I remember what made the charm and the attraction of the processions in my provincial city. We opened our eyes with wonder at the red robe of the chief president; we gazed with delight at the epaulets and gold lace of the general, and more than one youth was inspired with military ardour at that show; we stretched forward with impatience to catch a glimpse of the episcopal train; we threw ourselves on our knees mechanically, on the approach of the canopy with its escort of priests, and the venerable bishop, crowned with the mitre, and bearing the host in his hands; we envied the glory of those boys, who had the privilege of enacting St. Mark or St. Peter for the day; more than one tall stripling was glad to sink his fifteen years, in which he prided himself, for the sake of taking the character of St. John, clad in a sheepskin; but the whole multitude held their breath, when, beneath the forest of banners, through the peaked frocks of the penitents and the bayonets of the garrison, amidst the surplices and albs of the priests, there appeared in sight one of those young girls in white robes, who represented the holy women and the Mother of the seven woes; or she, who in the person of St. Veronica, displayed the handkerchief, with which the sweat was wiped from the Saviour's brow as he ascended Mount Calvary; or she, who, loaded with gold chains, ribands, and pearls, represented the empress at the side of the emperor;[CZ] or those who had just been confirmed by my lord bishop, and still bore the traces of the emotions excited by that solemn act.
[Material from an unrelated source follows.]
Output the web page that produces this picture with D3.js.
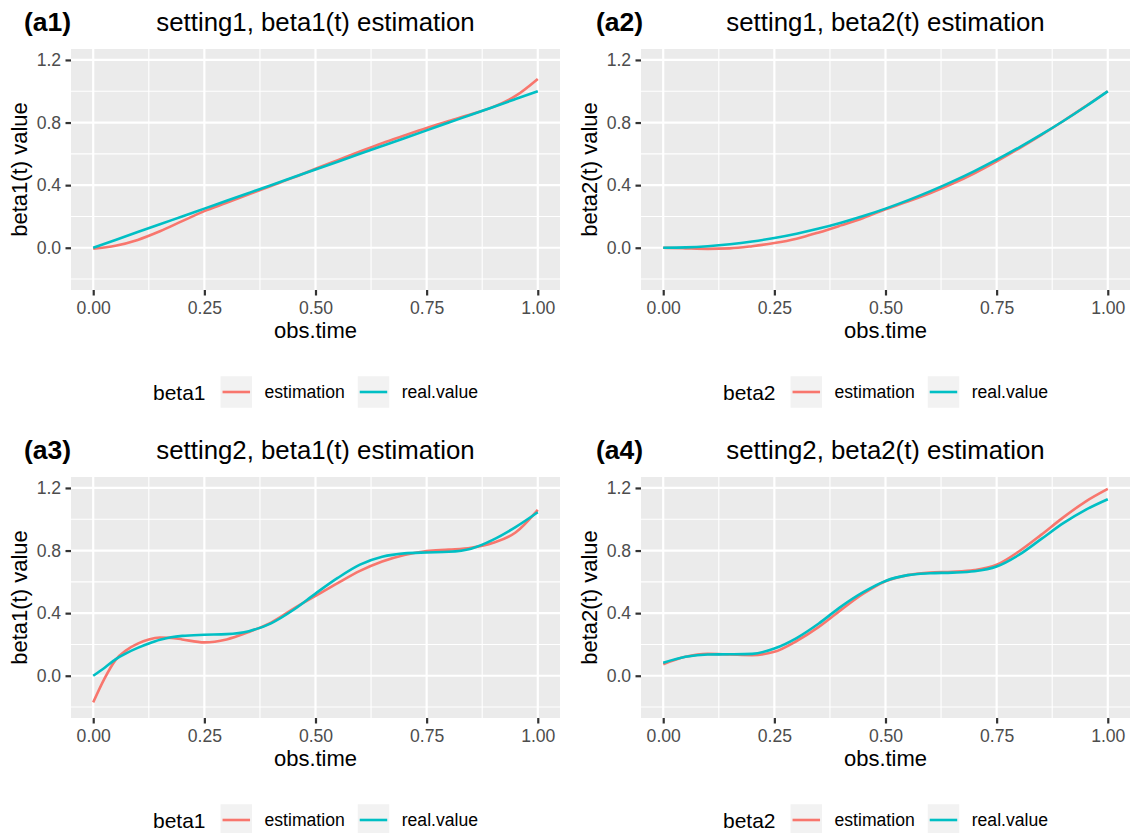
<!DOCTYPE html>
<html>
<head>
<meta charset="utf-8">
<script src="https://cdn.jsdelivr.net/npm/d3@7"></script>
<style>
  body { margin: 0; background: #fff; }
  svg { display: block; font-family: "Liberation Sans", Arial, sans-serif; }
</style>
</head>
<body>
<div id="chart"></div>
<script>
var obsTime = [0, 0.05, 0.1, 0.15, 0.2, 0.25, 0.3, 0.35, 0.4, 0.45, 0.5,
               0.55, 0.6, 0.65, 0.7, 0.75, 0.8, 0.85, 0.9, 0.95, 1];
var obsTimeFine = [0, 0.025, 0.05, 0.075, 0.1, 0.125, 0.15, 0.175, 0.2, 0.25, 0.3, 0.35, 0.4,
                   0.45, 0.5, 0.55, 0.6, 0.65, 0.7, 0.75, 0.8, 0.85, 0.9, 0.95, 1];

// setting1, beta1
var s1b1Est  = [-0.006, 0.013, 0.05, 0.105, 0.17, 0.234, 0.287, 0.342, 0.395, 0.448, 0.505,
                0.56, 0.615, 0.668, 0.717, 0.765, 0.81, 0.853, 0.9, 0.97, 1.079];
var s1b1Real = [0, 0.05, 0.1, 0.15, 0.2, 0.25, 0.3, 0.35, 0.4, 0.45, 0.5,
                0.55, 0.6, 0.65, 0.7, 0.75, 0.8, 0.85, 0.9, 0.95, 1];
// setting1, beta2
var s1b2Est  = [0, -0.004, -0.007, -0.004, 0.01, 0.03, 0.058, 0.098, 0.143, 0.19, 0.246,
                0.296, 0.348, 0.408, 0.476, 0.552, 0.634, 0.72, 0.81, 0.904, 1.0];
var s1b2Real = [0, 0.0025, 0.01, 0.0225, 0.04, 0.0625, 0.09, 0.1225, 0.16, 0.2025, 0.25,
                0.3025, 0.36, 0.4225, 0.49, 0.5625, 0.64, 0.7225, 0.81, 0.9025, 1];
// setting2, beta1 (finer grid)
var s2b1Est  = [-0.17, -0.02, 0.1, 0.164, 0.205, 0.232, 0.244, 0.242, 0.232, 0.213, 0.232, 0.28, 0.34,
                0.428, 0.51, 0.592, 0.67, 0.73, 0.772, 0.797, 0.806, 0.818, 0.85, 0.915, 1.06];
var s2b1Real = [0, 0.05, 0.105, 0.145, 0.178, 0.206, 0.23, 0.246, 0.255, 0.262, 0.266, 0.285, 0.335,
                0.42, 0.525, 0.625, 0.71, 0.76, 0.782, 0.788, 0.792, 0.812, 0.87, 0.95, 1.045];
// setting2, beta2
var s2b2Est  = [0.074, 0.121, 0.14, 0.136, 0.132, 0.153, 0.222, 0.312, 0.421, 0.524, 0.604,
                0.643, 0.66, 0.664, 0.675, 0.709, 0.794, 0.9, 1.012, 1.113, 1.194];
var s2b2Real = [0.083, 0.121, 0.136, 0.137, 0.14, 0.174, 0.241, 0.334, 0.442, 0.534, 0.606,
                0.643, 0.655, 0.659, 0.668, 0.698, 0.772, 0.873, 0.975, 1.06, 1.128];

var seriesNames = ["estimation", "real.value"];
var seriesColors = ["#F8766D", "#00BFC4"];
var xBreaks = [0, 0.25, 0.5, 0.75, 1];
var xMinor = [0.125, 0.375, 0.625, 0.875];
var yBreaks = [0, 0.4, 0.8, 1.2];
var yMinor = [-0.2, 0.2, 0.6, 1.0];

var panels = [
  {tag: "(a1)", title: "setting1, beta1(t) estimation", ylab: "beta1(t) value", legend: "beta1",
   t: obsTime, est: s1b1Est, real: s1b1Real, col: 0, row: 0},
  {tag: "(a2)", title: "setting1, beta2(t) estimation", ylab: "beta2(t) value", legend: "beta2",
   t: obsTime, est: s1b2Est, real: s1b2Real, col: 1, row: 0},
  {tag: "(a3)", title: "setting2, beta1(t) estimation", ylab: "beta1(t) value", legend: "beta1",
   t: obsTimeFine, est: s2b1Est, real: s2b1Real, col: 0, row: 1},
  {tag: "(a4)", title: "setting2, beta2(t) estimation", ylab: "beta2(t) value", legend: "beta2",
   t: obsTime, est: s2b2Est, real: s2b2Real, col: 1, row: 1}
];

var width = 1136, height = 833;
var panelW = 489, panelH = 241;
var colX = [71, 641];
var rowY = [49, 477];
var tagX = [24, 596];

var svg = d3.select("#chart").append("svg")
    .attr("width", width)
    .attr("height", height);

panels.forEach(function (p) {
    var left = colX[p.col], top = rowY[p.row];
    var g = svg.append("g").attr("transform", "translate(" + left + "," + top + ")");

    var x = d3.scaleLinear().domain([-0.05, 1.05]).range([0, panelW]);
    var y = d3.scaleLinear().domain([-0.27, 1.27]).range([panelH, 0]);

    g.append("rect")
        .attr("width", panelW).attr("height", panelH)
        .attr("fill", "#EBEBEB");

    // grid
    g.selectAll(".ymin").data(yMinor).enter().append("line")
        .attr("x1", 0).attr("x2", panelW)
        .attr("y1", function (d) { return y(d); }).attr("y2", function (d) { return y(d); })
        .attr("stroke", "#fff").attr("stroke-width", 1.1);
    g.selectAll(".xmin").data(xMinor).enter().append("line")
        .attr("y1", 0).attr("y2", panelH)
        .attr("x1", function (d) { return x(d); }).attr("x2", function (d) { return x(d); })
        .attr("stroke", "#fff").attr("stroke-width", 1.1);
    g.selectAll(".ymaj").data(yBreaks).enter().append("line")
        .attr("x1", 0).attr("x2", panelW)
        .attr("y1", function (d) { return y(d); }).attr("y2", function (d) { return y(d); })
        .attr("stroke", "#fff").attr("stroke-width", 2.2);
    g.selectAll(".xmaj").data(xBreaks).enter().append("line")
        .attr("y1", 0).attr("y2", panelH)
        .attr("x1", function (d) { return x(d); }).attr("x2", function (d) { return x(d); })
        .attr("stroke", "#fff").attr("stroke-width", 2.2);

    // axes
    var xAxis = d3.axisBottom(x).tickValues(xBreaks).tickSize(5.5).tickPadding(6)
        .tickFormat(d3.format(".2f"));
    var yAxis = d3.axisLeft(y).tickValues(yBreaks).tickSize(5.5).tickPadding(4.4)
        .tickFormat(d3.format(".1f"));

    var xg = g.append("g").attr("transform", "translate(0," + panelH + ")").call(xAxis);
    var yg = g.append("g").call(yAxis);
    [xg, yg].forEach(function (ax) {
        ax.select(".domain").remove();
        ax.selectAll(".tick line").attr("stroke", "#333333").attr("stroke-width", 2.2);
        ax.selectAll(".tick text")
            .attr("fill", "#4D4D4D")
            .style("font-size", "17.6px")
            .style("font-family", "'Liberation Sans', Arial, sans-serif");
    });

    // lines
    var line = d3.line()
        .x(function (d) { return x(d[0]); })
        .y(function (d) { return y(d[1]); })
        .curve(d3.curveMonotoneX);
    [p.est, p.real].forEach(function (vals, i) {
        var pts = p.t.map(function (t, j) { return [t, vals[j]]; });
        g.append("path")
            .datum(pts)
            .attr("d", line)
            .attr("fill", "none")
            .attr("stroke", seriesColors[i])
            .attr("stroke-width", 2.6);
    });

    // titles
    svg.append("text")
        .attr("x", tagX[p.col]).attr("y", top - 18)
        .attr("font-size", 26.5).attr("font-weight", "bold")
        .text(p.tag);
    svg.append("text")
        .attr("x", left + panelW / 2).attr("y", top - 18)
        .attr("text-anchor", "middle")
        .attr("font-size", 25.8)
        .text(p.title);
    svg.append("text")
        .attr("x", left + panelW / 2).attr("y", top + panelH + 48)
        .attr("text-anchor", "middle")
        .attr("font-size", 22)
        .text("obs.time");
    svg.append("text")
        .attr("transform", "translate(" + (left - 44) + "," + (top + panelH / 2) + ") rotate(-90)")
        .attr("text-anchor", "middle")
        .attr("font-size", 22)
        .text(p.ylab);

    // legend
    var legY = top + panelH + 102;   // key centre
    var lg = svg.append("g");
    var ttl = lg.append("text").attr("y", legY + 7.5).attr("font-size", 21).text(p.legend);
    var pos = ttl.node().getComputedTextLength() + 15;
    var key = 31.5;
    seriesNames.forEach(function (name, i) {
        lg.append("rect")
            .attr("x", pos).attr("y", legY - key / 2)
            .attr("width", key).attr("height", key)
            .attr("fill", "#F2F2F2");
        lg.append("line")
            .attr("x1", pos + 2).attr("x2", pos + key - 2)
            .attr("y1", legY).attr("y2", legY)
            .attr("stroke", seriesColors[i]).attr("stroke-width", 2.6);
        pos += key + 12.5;
        var tx = lg.append("text")
            .attr("x", pos).attr("y", legY + 6.3)
            .attr("font-size", 17.6)
            .text(name);
        pos += tx.node().getComputedTextLength();
        if (i < seriesNames.length - 1) pos += 13;
    });
    lg.attr("transform", "translate(" + (left + panelW / 2 - pos / 2) + ",0)");
});
</script>
</body>
</html>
So it is because there are women in the camp-meetings, and because they take a not less active part in them than the most rousing preachers, and it is on this account only, that the American democracy throngs to these assemblages. The camp-meetings with their raving Pythonissas have made the fortune of the Methodists, and attracted to their church in America a more numerous body of adherents than is numbered by any of the English sects in Europe.